The title Vein of Iron refers to the "strong blood" of the Fincastle family members in the face of such adversities as poverty, ill health, religious persecution, unwelcome relocation, and loss of loved ones through betrayal and death. Fincastles have lived in the fictional Appalachian village of Ironside, Virginia, since before the Revolution. The Fincastle men were Presbyterian ministers until present-day John, who lost his faith and was defrocked. As Vein of Iron opens, John; his sickly wife, Mary Evelyn; their 10-year-old daughter, Ada; his tough widowed mother; and his warm-hearted sister Meggie are struggling to get by. John is teaching youngsters in their home while the women grow the family's food.

All of the characters are fully and sympathetically portrayed, especially the central character, Ada, who develops from a child to a middle-aged wife and mother in the course of the long book. Also well-drawn is Ada's husband, Ralph McBride, her childhood friend and then sweetheart whom she lost for a few years after he was tricked into marrying Ada's best friend to preserve the latter's reputation.

A particular strength of Vein of Iron is its depiction of suffering during Depression years, when the family (by then Ada, Ralph, their son Remmy, John, and Meggie) has moved to the fictional town of Queensborough to seek jobs. The Buddhist meditation "May all beings be delivered from suffering" is repeated at several points and sums up the guiding philosophy of the family, especially Ada and John, as they try to help neighbors who struggle to scrape by and then lose their last savings in the banking collapse.
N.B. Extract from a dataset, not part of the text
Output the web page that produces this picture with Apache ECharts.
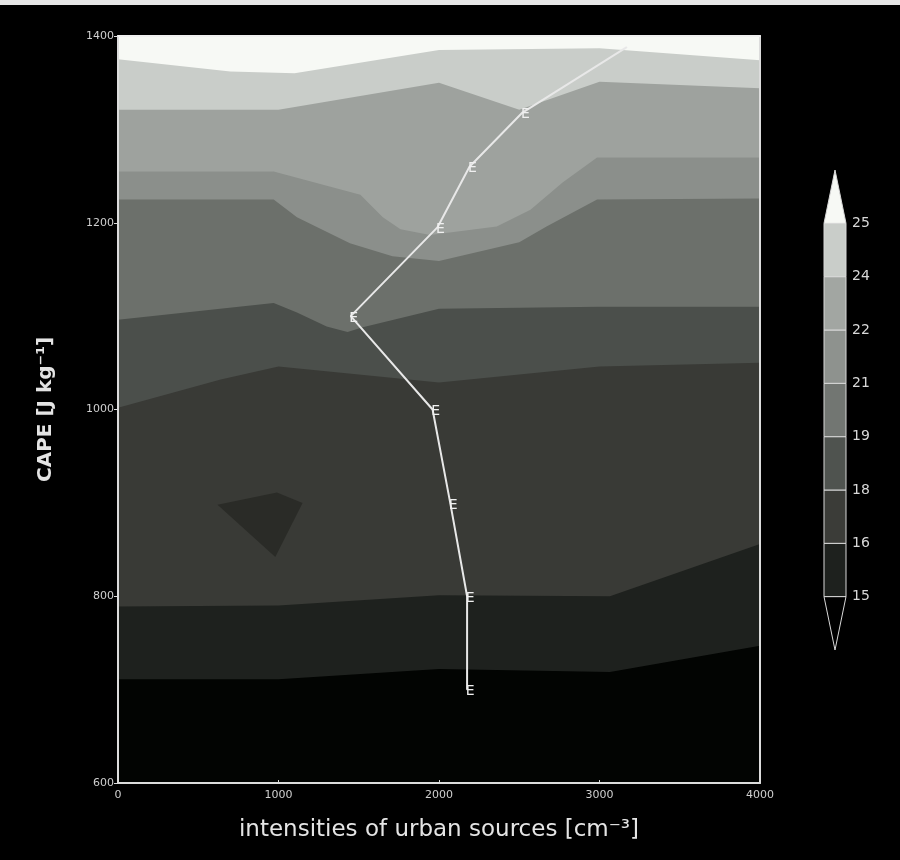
<!DOCTYPE html>
<html><head><meta charset="utf-8">
<script src="https://cdn.jsdelivr.net/npm/echarts@6/dist/echarts.min.js"></script>
<style>html,body{margin:0;padding:0;background:#000}#c{width:900px;height:860px}</style>
</head><body><div id="c"></div>
<script>
// ---- data ----
const xTicks = [0, 1000, 2000, 3000, 4000];
const yTicks = [600, 800, 1000, 1200, 1400];
const levels = [15, 16, 18, 19, 21, 22, 24, 25];
// contour boundaries [x, CAPE]
const b25 = [[0,1375],[700,1362],[1100,1360],[2000,1385],[3000,1387],[4000,1374]];
const b24 = [[0,1321],[1000,1321],[2000,1350],[2500,1321],[3000,1351],[4000,1344]];
const b22 = [[0,1255],[970,1255],[1510,1230],[1650,1206],[1760,1193],[1945,1187],[2360,1196],[2570,1214],[2770,1243],[2985,1270],[4000,1270]];
const b21 = [[0,1225],[970,1225],[1115,1206],[1445,1178],[1710,1164],[2000,1159],[2500,1179],[2670,1196],[2985,1225],[4000,1226]];
const b19 = [[0,1096],[970,1114],[1115,1104],[1300,1089],[1430,1083],[1525,1088],[2000,1108],[3000,1110],[4000,1110]];
const b18 = [[0,1002],[640,1032],[1000,1046],[2000,1029],[3000,1046],[4000,1050]];
const b16 = [[0,789],[1000,790],[2000,801],[3065,800],[4000,856]];
const b15 = [[0,711],[1000,711],[2000,722],[3065,719],[4000,747]];
const darkPatch = [[620,898],[990,911],[1150,900],[980,842]];
const pathE = [[2175,700],[2175,800],[2070,900],[1960,1000],[1450,1100],[1990,1195],[2190,1260],[2520,1318],[3170,1388]];

// ---- styles ----
const aboveColor = '#f7f9f5';
const bandColors = ['#c9cdc9','#9ea29e','#8b8f8b','#6c706b','#4b4f4b','#393a36','#1e211e','#020402'];
const barColors = ['#1e211e','#3b3c38','#4f534f','#727672','#8e928e','#a2a6a2','#c9cdc9'];
const patchColor = '#2a2b27';
const txt = '#e4e4e4';

const boundaries = [b25, b24, b22, b21, b19, b18, b16, b15];

const series = boundaries.map((b, i) => ({
  type: 'line', data: b, symbol: 'none', silent: true,
  xAxisIndex: 0, yAxisIndex: 0,
  lineStyle: { width: 0, opacity: 0 },
  areaStyle: { color: bandColors[i], opacity: 1, origin: 'start' },
  z: 2
}));

series.push({
  type: 'custom', xAxisIndex: 0, yAxisIndex: 0, silent: true, z: 3,
  data: [0],
  renderItem: (params, api) => ({
    type: 'polygon',
    shape: { points: darkPatch.map(p => api.coord(p)) },
    style: { fill: patchColor }
  })
});

series.push({
  type: 'line', data: pathE, xAxisIndex: 0, yAxisIndex: 0, silent: true, z: 5,
  symbol: 'circle', symbolSize: 1,
  lineStyle: { color: '#e8e8e8', width: 2 },
  itemStyle: { color: '#e8e8e8' },
  label: {
    show: true, position: 'inside', offset: [3, 2], color: '#f0f0f0', fontSize: 14,
    fontFamily: 'DejaVu Sans',
    formatter: p => (p.dataIndex === pathE.length - 1 ? '' : 'E')
  }
});

// colorbar
series.push({
  type: 'custom', xAxisIndex: 2, yAxisIndex: 2, silent: true, z: 3,
  data: levels.map((v, i) => [i]),
  renderItem: (params, api) => {
    const i = params.dataIndex;
    if (i < levels.length - 1) {
      const p0 = api.coord([0, i + 1]);
      const p1 = api.coord([1, i]);
      return { type: 'rect', shape: { x: p0[0], y: p0[1], width: p1[0] - p0[0], height: p1[1] - p0[1] },
        style: { fill: barColors[i], stroke: '#d8d8d8', lineWidth: 1 } };
    }
    const n = levels.length - 1;
    return { type: 'group', children: [
      { type: 'polygon', shape: { points: [api.coord([0, n]), api.coord([1, n]), api.coord([0.5, n + 1])] },
        style: { fill: '#f7f9f5', stroke: '#d8d8d8', lineWidth: 1 } },
      { type: 'polygon', shape: { points: [api.coord([0, 0]), api.coord([1, 0]), api.coord([0.5, -1])] },
        style: { fill: '#000', stroke: '#d8d8d8', lineWidth: 1 } }
    ]};
  }
});

const chart = echarts.init(document.getElementById('c'), null, { renderer: 'canvas' });
chart.setOption({
  backgroundColor: '#000',
  animation: false,
  graphic: [{ type: 'rect', left: 0, top: 0, shape: { width: 900, height: 5 }, style: { fill: '#e6e6e6' }, silent: true }],
  grid: [
    { left: 118, right: 140, top: 36, bottom: 77, show: true, backgroundColor: aboveColor, borderWidth: 0 },
    { left: 824, width: 22, top: 170, bottom: 210 }
  ],
  xAxis: [
    { gridIndex: 0, type: 'value', min: xTicks[0], max: xTicks[xTicks.length - 1], interval: 1000,
      position: 'bottom',
      name: 'intensities of urban sources [cm⁻³]', nameLocation: 'middle', nameGap: 36,
      nameTextStyle: { color: txt, fontSize: 23, fontFamily: 'DejaVu Sans' },
      axisLine: { show: true, onZero: false, lineStyle: { color: '#dcdcdc', width: 2 } },
      axisTick: { show: true, inside: true, length: 3, lineStyle: { color: '#dcdcdc' } },
      axisLabel: { color: '#cfcfcf', fontSize: 11, margin: 7, fontFamily: 'DejaVu Sans', formatter: v => String(v) },
      splitLine: { show: false }, z: 10 },
    { gridIndex: 0, type: 'value', min: 0, max: 4000, position: 'top',
      axisLine: { show: true, onZero: false, lineStyle: { color: '#f0f0f0', width: 2 } },
      axisTick: { show: false }, axisLabel: { show: false }, splitLine: { show: false }, z: 10 },
    { gridIndex: 1, type: 'value', min: 0, max: 1, show: false }
  ],
  yAxis: [
    { gridIndex: 0, type: 'value', min: yTicks[0], max: yTicks[yTicks.length - 1], interval: 200,
      name: 'CAPE [J kg⁻¹]', nameLocation: 'middle', nameGap: 62, nameRotate: 90,
      nameTextStyle: { color: txt, fontSize: 20, fontWeight: 'bold', fontFamily: 'DejaVu Sans' },
      axisLine: { show: true, onZero: false, lineStyle: { color: '#dcdcdc', width: 2 } },
      axisTick: { show: true, length: 4, lineStyle: { color: '#dcdcdc' } },
      axisLabel: { color: '#cfcfcf', fontSize: 11, margin: 4, fontFamily: 'DejaVu Sans', formatter: v => String(v) },
      splitLine: { show: false }, z: 10 },
    { gridIndex: 0, type: 'value', min: 600, max: 1400, position: 'right',
      axisLine: { show: true, onZero: false, lineStyle: { color: '#dcdcdc', width: 2 } },
      axisTick: { show: false }, axisLabel: { show: false }, splitLine: { show: false }, z: 10 },
    { gridIndex: 1, type: 'value', min: -1, max: levels.length, interval: 1, position: 'right',
      axisLine: { show: false }, axisTick: { show: false }, splitLine: { show: false },
      axisLabel: { color: '#d8d8d8', fontSize: 14, margin: 6, fontFamily: 'DejaVu Sans',
        formatter: v => (v >= 0 && v < levels.length ? String(levels[v]) : '') } }
  ],
  series: series
});
</script></body></html>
The emphasis on compassion points to a theme of the book: the quest for meaning and happiness. After leaving the Presbyterian church, John Fincastle devotes what free time he has to writing a multivolume work of philosophy that encompasses Eastern and Western thought.  Without condemning Grandmother and Aunt Meggie for strictly observing traditional religion, Glasgow, who was interested in Buddhist thought herself, suggests readers should look broadly for values and meaning.